Aim: Copy exactly the lines from the beginning of the data down to and including the line holding "var labelEvery = 6;", without any pictures.

** Start Recorded data **

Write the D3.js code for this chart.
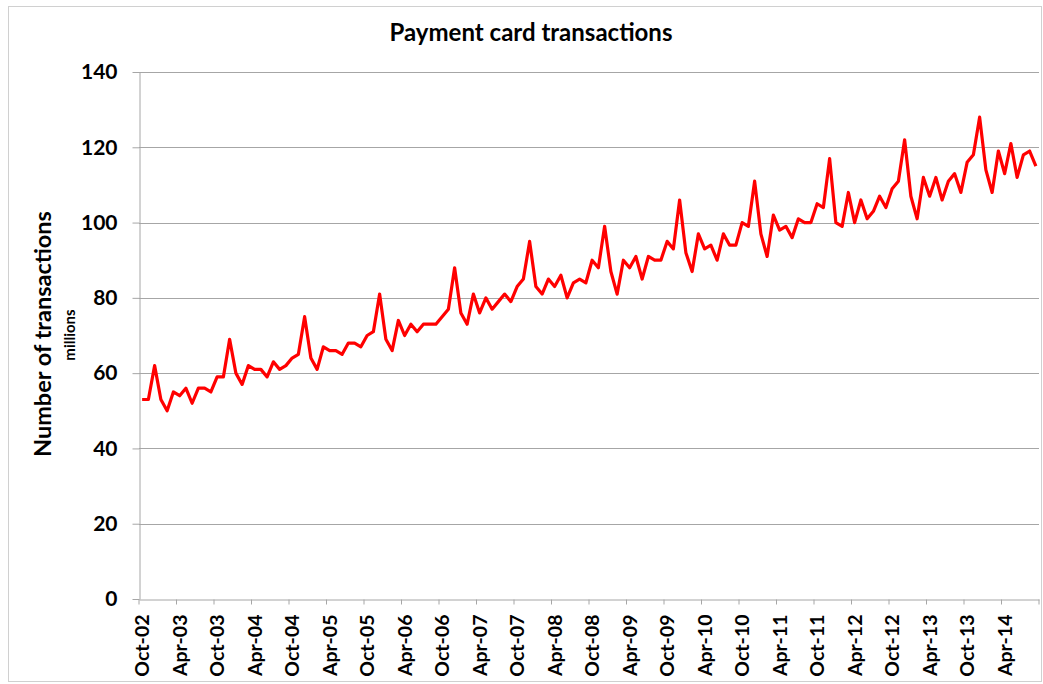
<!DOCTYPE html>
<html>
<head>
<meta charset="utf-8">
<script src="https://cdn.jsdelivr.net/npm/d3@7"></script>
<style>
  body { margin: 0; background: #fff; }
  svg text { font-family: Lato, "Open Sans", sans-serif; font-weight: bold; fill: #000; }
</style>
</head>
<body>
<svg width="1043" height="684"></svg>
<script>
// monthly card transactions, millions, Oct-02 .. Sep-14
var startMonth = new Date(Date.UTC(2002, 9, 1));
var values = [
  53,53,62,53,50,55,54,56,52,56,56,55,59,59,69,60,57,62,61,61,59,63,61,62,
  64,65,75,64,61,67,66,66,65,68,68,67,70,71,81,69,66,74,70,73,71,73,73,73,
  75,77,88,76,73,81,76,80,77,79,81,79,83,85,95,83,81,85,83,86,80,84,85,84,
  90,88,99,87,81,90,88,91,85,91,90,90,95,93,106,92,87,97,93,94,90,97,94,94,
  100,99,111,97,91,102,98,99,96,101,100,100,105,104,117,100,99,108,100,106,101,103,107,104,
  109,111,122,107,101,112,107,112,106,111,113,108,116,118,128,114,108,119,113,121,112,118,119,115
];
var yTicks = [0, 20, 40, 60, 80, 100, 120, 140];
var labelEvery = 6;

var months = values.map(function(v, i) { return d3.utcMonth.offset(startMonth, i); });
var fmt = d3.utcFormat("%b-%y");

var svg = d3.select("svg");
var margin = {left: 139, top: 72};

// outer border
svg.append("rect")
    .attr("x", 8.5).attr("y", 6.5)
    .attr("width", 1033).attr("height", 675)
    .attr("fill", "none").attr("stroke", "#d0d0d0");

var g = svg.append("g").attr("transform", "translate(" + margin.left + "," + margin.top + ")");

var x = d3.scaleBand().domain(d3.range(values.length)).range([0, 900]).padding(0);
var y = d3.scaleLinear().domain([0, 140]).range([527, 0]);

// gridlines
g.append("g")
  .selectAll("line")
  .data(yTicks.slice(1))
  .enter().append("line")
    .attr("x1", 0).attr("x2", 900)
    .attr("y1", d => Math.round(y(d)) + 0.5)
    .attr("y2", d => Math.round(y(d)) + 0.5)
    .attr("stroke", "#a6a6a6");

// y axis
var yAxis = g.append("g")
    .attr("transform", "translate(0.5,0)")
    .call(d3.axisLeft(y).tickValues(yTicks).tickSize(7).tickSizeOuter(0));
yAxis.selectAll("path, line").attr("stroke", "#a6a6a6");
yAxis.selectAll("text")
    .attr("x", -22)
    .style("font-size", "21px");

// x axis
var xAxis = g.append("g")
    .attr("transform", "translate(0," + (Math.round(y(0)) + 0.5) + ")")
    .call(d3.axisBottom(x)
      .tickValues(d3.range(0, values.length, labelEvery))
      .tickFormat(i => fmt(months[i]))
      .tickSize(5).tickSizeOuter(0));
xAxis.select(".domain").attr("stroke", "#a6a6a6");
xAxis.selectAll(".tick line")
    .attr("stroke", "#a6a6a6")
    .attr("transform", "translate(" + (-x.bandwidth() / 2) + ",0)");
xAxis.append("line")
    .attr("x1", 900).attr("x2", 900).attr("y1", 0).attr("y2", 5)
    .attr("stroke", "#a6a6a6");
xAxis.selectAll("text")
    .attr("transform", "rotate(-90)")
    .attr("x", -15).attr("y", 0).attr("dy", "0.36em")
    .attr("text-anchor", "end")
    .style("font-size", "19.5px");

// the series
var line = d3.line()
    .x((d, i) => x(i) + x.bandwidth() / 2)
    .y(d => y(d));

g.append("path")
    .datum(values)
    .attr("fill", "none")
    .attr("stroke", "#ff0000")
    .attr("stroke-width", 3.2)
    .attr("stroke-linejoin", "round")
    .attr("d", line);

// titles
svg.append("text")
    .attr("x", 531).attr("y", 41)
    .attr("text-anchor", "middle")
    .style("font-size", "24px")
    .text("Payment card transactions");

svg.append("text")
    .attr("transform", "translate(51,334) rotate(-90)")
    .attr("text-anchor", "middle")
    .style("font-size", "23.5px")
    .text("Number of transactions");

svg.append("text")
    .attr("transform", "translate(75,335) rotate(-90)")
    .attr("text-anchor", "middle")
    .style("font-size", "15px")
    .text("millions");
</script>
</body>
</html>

** End Recorded data **

Output of the exercise:
Write the D3.js code for this chart.
<!DOCTYPE html>
<html>
<head>
<meta charset="utf-8">
<script src="https://cdn.jsdelivr.net/npm/d3@7"></script>
<style>
  body { margin: 0; background: #fff; }
  svg text { font-family: Lato, "Open Sans", sans-serif; font-weight: bold; fill: #000; }
</style>
</head>
<body>
<svg width="1043" height="684"></svg>
<script>
// monthly card transactions, millions, Oct-02 .. Sep-14
var startMonth = new Date(Date.UTC(2002, 9, 1));
var values = [
  53,53,62,53,50,55,54,56,52,56,56,55,59,59,69,60,57,62,61,61,59,63,61,62,
  64,65,75,64,61,67,66,66,65,68,68,67,70,71,81,69,66,74,70,73,71,73,73,73,
  75,77,88,76,73,81,76,80,77,79,81,79,83,85,95,83,81,85,83,86,80,84,85,84,
  90,88,99,87,81,90,88,91,85,91,90,90,95,93,106,92,87,97,93,94,90,97,94,94,
  100,99,111,97,91,102,98,99,96,101,100,100,105,104,117,100,99,108,100,106,101,103,107,104,
  109,111,122,107,101,112,107,112,106,111,113,108,116,118,128,114,108,119,113,121,112,118,119,115
];
var yTicks = [0, 20, 40, 60, 80, 100, 120, 140];
var labelEvery = 6;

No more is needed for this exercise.